La commission relève qu'en vertu des articles L124-1 et L124-3 du code de l’environnement, le droit de toute personne d'accéder à des informations relatives à l’environnement, lorsqu'elles sont détenues, reçues ou établies par les autorités publiques ou pour leur compte, s'exerce dans les conditions définies par le titre Ier du livre III du code des relations entre le public et l’administration, sous réserve des dispositions du chapitre IV du titre II du livre Ier du code de l'environnement. A cet égard, les articles L124-4 et L124-5 de ce code énumèrent limitativement les hypothèses dans lesquelles l'autorité administrative peut rejeter une demande tendant à la communication d'informations relatives à l'environnement, au nombre desquelles ne figure pas le caractère préparatoire du document ou des informations. La commission souligne également qu'en vertu de l'article L124-4 de ce code, l’administration peut, après avoir apprécié l’intérêt d’une communication, rejeter une demande tendant à obtenir une information environnementale, au motif, notamment, que sa communication porterait atteinte aux intérêts mentionnés aux articles L311-5 à L311-8 du code des relations entre le public et l'administration, à l'exception de ceux visés au e) et au h) du 2° de l'article L311-5. En vertu de ces dispositions, l’administration peut notamment, après avoir apprécié l’intérêt d’une communication, rejeter une demande tendant à obtenir une information environnementale, au motif que sa communication ferait apparaître le comportement d’une personne physique, dont la divulgation pourrait lui porter préjudice (avis CADA n° 20132830 du 24 octobre 2013). En revanche, la commission considère que cette exception, prévue au 3° de l'article L311-6 du code des relations entre le public et l'administration, ne peut être opposée lorsque l’information environnementale se rapporte à l’activité d’une personne morale. Cette information environnementale est, dès lors, non seulement communicable à l’intéressé mais aussi à toute autre personne qui en ferait la demande, sur le fondement des articles L124-1 et suivants du code de l’environnement, lorsqu’elle est détenue, reçue ou établie par les autorités publiques mentionnées à l'article L124-3 du code de l'environnement ou pour leur compte.
Par ailleurs, la communication des informations relatives à des émissions dans l'environnement fait l'objet de dispositions particulières, figurant au II de l'article L124-5 du même code, qui ne permettent à l'autorité publique de rejeter la demande que dans le cas où la consultation ou la communication de l'information porterait atteinte à la conduite de la politique extérieure de la France, à la sécurité publique ou à la défense nationale, ou bien au déroulement des procédures juridictionnelles ou à la recherche d'infractions pouvant donner lieu à des sanctions pénales, ou encore à des droits de propriété intellectuelle.
La commission indique, en troisième lieu, que les documents élaborés à l’intention ou à la demande de l’autorité judiciaire revêtent un caractère judiciaire.
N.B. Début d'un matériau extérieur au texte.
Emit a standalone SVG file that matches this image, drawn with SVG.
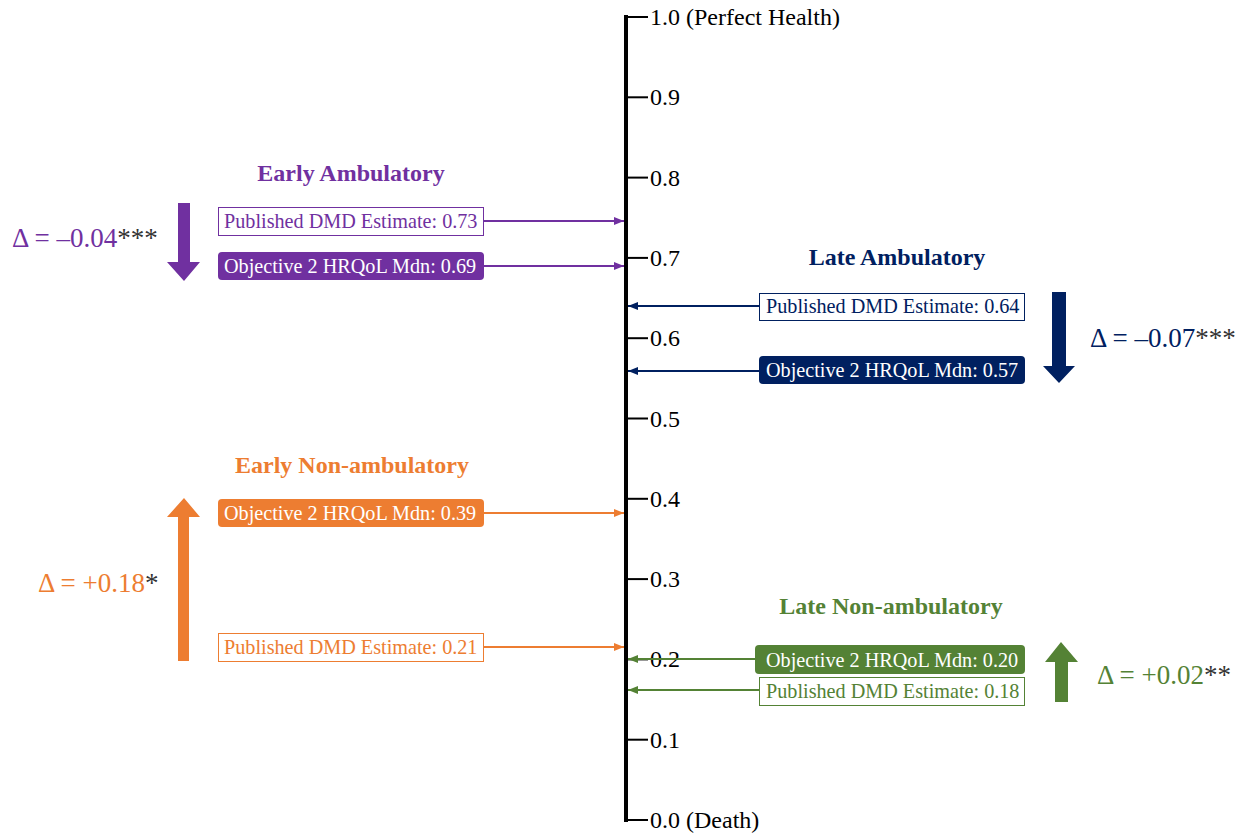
<svg xmlns="http://www.w3.org/2000/svg" width="1245" height="834" viewBox="0 0 1245 834">
<defs>
<style>
text{font-family:"Liberation Serif","Times New Roman",serif}
.tick{stroke:#000;stroke-width:2}
.tl{font-size:24px;fill:#000}
.hd{font-size:24px;font-weight:bold;text-anchor:middle}
.bx{font-size:20.2px}
.dl{font-size:27px}
.ast{fill:#333}
</style>
<marker id="mp" viewBox="0 0 10 10" refX="10" refY="5" markerWidth="5" markerHeight="5" orient="auto"><path d="M0,1 L10,5 L0,9 z" fill="#7030A0"/></marker>
<marker id="mn" viewBox="0 0 10 10" refX="10" refY="5" markerWidth="5" markerHeight="5" orient="auto"><path d="M0,1 L10,5 L0,9 z" fill="#002060"/></marker>
<marker id="mo" viewBox="0 0 10 10" refX="10" refY="5" markerWidth="5" markerHeight="5" orient="auto"><path d="M0,1 L10,5 L0,9 z" fill="#ED7D31"/></marker>
<marker id="mg" viewBox="0 0 10 10" refX="10" refY="5" markerWidth="5" markerHeight="5" orient="auto"><path d="M0,1 L10,5 L0,9 z" fill="#548235"/></marker>
</defs>
<rect width="1245" height="834" fill="#fff"/>
<g id="axis">
<line x1="626" y1="15" x2="626" y2="822" stroke="#000" stroke-width="4"/>
<line class="tick" x1="626" y1="17" x2="648" y2="17"/>
<line class="tick" x1="626" y1="97.3" x2="648" y2="97.3"/>
<line class="tick" x1="626" y1="177.6" x2="648" y2="177.6"/>
<line class="tick" x1="626" y1="257.9" x2="648" y2="257.9"/>
<line class="tick" x1="626" y1="338.2" x2="648" y2="338.2"/>
<line class="tick" x1="626" y1="418.5" x2="648" y2="418.5"/>
<line class="tick" x1="626" y1="498.8" x2="648" y2="498.8"/>
<line class="tick" x1="626" y1="579.1" x2="648" y2="579.1"/>
<line class="tick" x1="626" y1="659.4" x2="648" y2="659.4"/>
<line class="tick" x1="626" y1="739.7" x2="648" y2="739.7"/>
<line class="tick" x1="626" y1="820" x2="648" y2="820"/>
<text class="tl" x="650" y="25">1.0 (Perfect Health)</text>
<text class="tl" x="650" y="105.3">0.9</text>
<text class="tl" x="650" y="185.6">0.8</text>
<text class="tl" x="650" y="265.9">0.7</text>
<text class="tl" x="650" y="346.2">0.6</text>
<text class="tl" x="650" y="426.5">0.5</text>
<text class="tl" x="650" y="506.8">0.4</text>
<text class="tl" x="650" y="587.1">0.3</text>
<text class="tl" x="650" y="667.4">0.2</text>
<text class="tl" x="650" y="747.7">0.1</text>
<text class="tl" x="650" y="828">0.0 (Death)</text>
</g>
<g id="connectors" stroke-width="2" fill="none">
<line x1="484" y1="221" x2="624" y2="221" stroke="#7030A0" marker-end="url(#mp)"/>
<line x1="484" y1="266" x2="624" y2="266" stroke="#7030A0" marker-end="url(#mp)"/>
<line x1="759" y1="306" x2="628" y2="306" stroke="#002060" marker-end="url(#mn)"/>
<line x1="759" y1="371" x2="628" y2="371" stroke="#002060" marker-end="url(#mn)"/>
<line x1="484" y1="513" x2="624" y2="513" stroke="#ED7D31" marker-end="url(#mo)"/>
<line x1="484" y1="647" x2="624" y2="647" stroke="#ED7D31" marker-end="url(#mo)"/>
<line x1="755" y1="659" x2="628" y2="659" stroke="#548235" marker-end="url(#mg)"/>
<line x1="759" y1="690" x2="628" y2="690" stroke="#548235" marker-end="url(#mg)"/>
</g>
<g id="early-ambulatory">
<text class="hd" x="351" y="181" fill="#7030A0">Early Ambulatory</text>
<rect x="218.5" y="207.5" width="265" height="28" fill="#fff" stroke="#7030A0" stroke-width="1"/>
<text class="bx" x="224" y="228" fill="#7030A0">Published DMD Estimate: 0.73</text>
<rect x="218" y="252" width="266" height="28" rx="4" fill="#7030A0"/>
<text class="bx" x="224" y="273" fill="#fff">Objective 2 HRQoL Mdn: 0.69</text>
<path d="M178,203 H190 V262 H200 L184,281 L167,262 H178 Z" fill="#7030A0"/>
<text class="dl" x="12" y="247" fill="#7030A0">Δ = –0.04<tspan class="ast">***</tspan></text>
</g>
<g id="late-ambulatory">
<text class="hd" x="897" y="265" fill="#002060">Late Ambulatory</text>
<rect x="759.5" y="293.5" width="265" height="27" fill="#fff" stroke="#002060" stroke-width="1"/>
<text class="bx" x="766" y="313" fill="#002060">Published DMD Estimate: 0.64</text>
<rect x="759" y="356" width="266" height="28" rx="4" fill="#002060"/>
<text class="bx" x="766" y="377" fill="#fff">Objective 2 HRQoL Mdn: 0.57</text>
<path d="M1052,292 H1066 V366 H1075 L1059,383 L1043,366 H1052 Z" fill="#002060"/>
<text class="dl" x="1090" y="347" fill="#002060">Δ = –0.07<tspan class="ast">***</tspan></text>
</g>
<g id="early-non-ambulatory">
<text class="hd" x="352" y="473" fill="#ED7D31">Early Non-ambulatory</text>
<rect x="218" y="499" width="266" height="28" rx="4" fill="#ED7D31"/>
<text class="bx" x="224" y="520" fill="#fff">Objective 2 HRQoL Mdn: 0.39</text>
<rect x="218.5" y="633.5" width="265" height="28" fill="#fff" stroke="#ED7D31" stroke-width="1"/>
<text class="bx" x="224" y="654" fill="#ED7D31">Published DMD Estimate: 0.21</text>
<path d="M178,661 H189 V517 H200 L184,498 L167,517 H178 Z" fill="#ED7D31"/>
<text class="dl" x="38" y="592" fill="#ED7D31">Δ = +0.18<tspan class="ast">*</tspan></text>
</g>
<g id="late-non-ambulatory">
<text class="hd" x="891" y="614" fill="#548235">Late Non-ambulatory</text>
<rect x="755" y="645" width="270" height="29" rx="4" fill="#548235"/>
<text class="bx" x="766" y="667" fill="#fff">Objective 2 HRQoL Mdn: 0.20</text>
<rect x="759.5" y="677.5" width="265" height="28" fill="#fff" stroke="#548235" stroke-width="1"/>
<text class="bx" x="766" y="698" fill="#548235">Published DMD Estimate: 0.18</text>
<path d="M1055,702 H1068 V662 H1078 L1061,642 L1045,662 H1055 Z" fill="#548235"/>
<text class="dl" x="1097" y="684" fill="#548235">Δ = +0.02<tspan class="ast">**</tspan></text>
</g>
</svg>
Elle précise, toutefois, que la seule circonstance qu'un document administratif se rapporte de près ou de loin à une procédure en cours devant une juridiction de l'ordre judiciaire ou administratif ne saurait par elle-même faire obstacle à sa communication sur le fondement du droit d'accès aux documents administratifs, et ce même s’il a été transmis à l’autorité judiciaire (CE, 20 avril 2005, n° 265308 , inédit. – CE, 5 mai 2008, n° 309518, Lebon 177).
La commission rappelle toutefois qu’en application du f) du 2° de l’article L311-5 du code des relations entre le public et l'administration, ne sont pas communicables les documents dont la consultation ou la communication « porterait atteinte au déroulement des procédures engagées devant les juridictions ou d’opérations préliminaires à de telles procédures, sauf autorisation donnée par l’autorité compétente ».
En l'espèce, la commission relève que le procureur de la République, saisi par l'autorité préfectorale, s'est opposé à la communication d'une partie des documents sollicités, en lien avec une procédure pénale en cours, au motif que cette transmission est susceptible de porter atteinte au déroulement de cette procédure. La commission en prend note et émet, en l'état des informations portées à sa connaissance, un avis défavorable à la demande dans cette mesure.
La commission estime que les autres documents, sans lien avec les investigations en cours sont, pour leur part, communicables à toute personne qui en fait la demande, en application de l'article L311-1 du code des relations entre le public et l’administration et des articles L124-1 et suivants du code de l'environnement, sous les réserves et dans les conditions rappelées ci-dessus, selon la catégorie à laquelle l'information environnementale se rattache. Elle émet, sous ces réserves, un avis favorable à la demande.
Elle prend note de ce que l'autorité saisie a invité Maître X à préciser sa demande compte tenu du volume de documents concernés. Elle rappelle, à toutes fins utiles, que, hormis le cas des demandes présentant un caractère abusif, le volume des documents demandés ne peut, par lui-même, justifier légalement un refus de communication. En revanche, l’administration est fondée, dans ce cas, à aménager les modalités de communication afin que l'exercice du droit d'accès reste compatible avec le bon fonctionnement de ses services. Si la demande porte sur une copie de documents volumineux qu’elle n’est pas en mesure de reproduire aisément compte tenu de ses contraintes matérielles, l'administration est notamment en droit d'inviter le demandeur à venir consulter ces documents sur place et à emporter copie des seuls éléments qu’il aura sélectionnés. Alternativement, elle peut convenir avec le demandeur d’un échéancier de communication compatible avec le bon fonctionnement des services.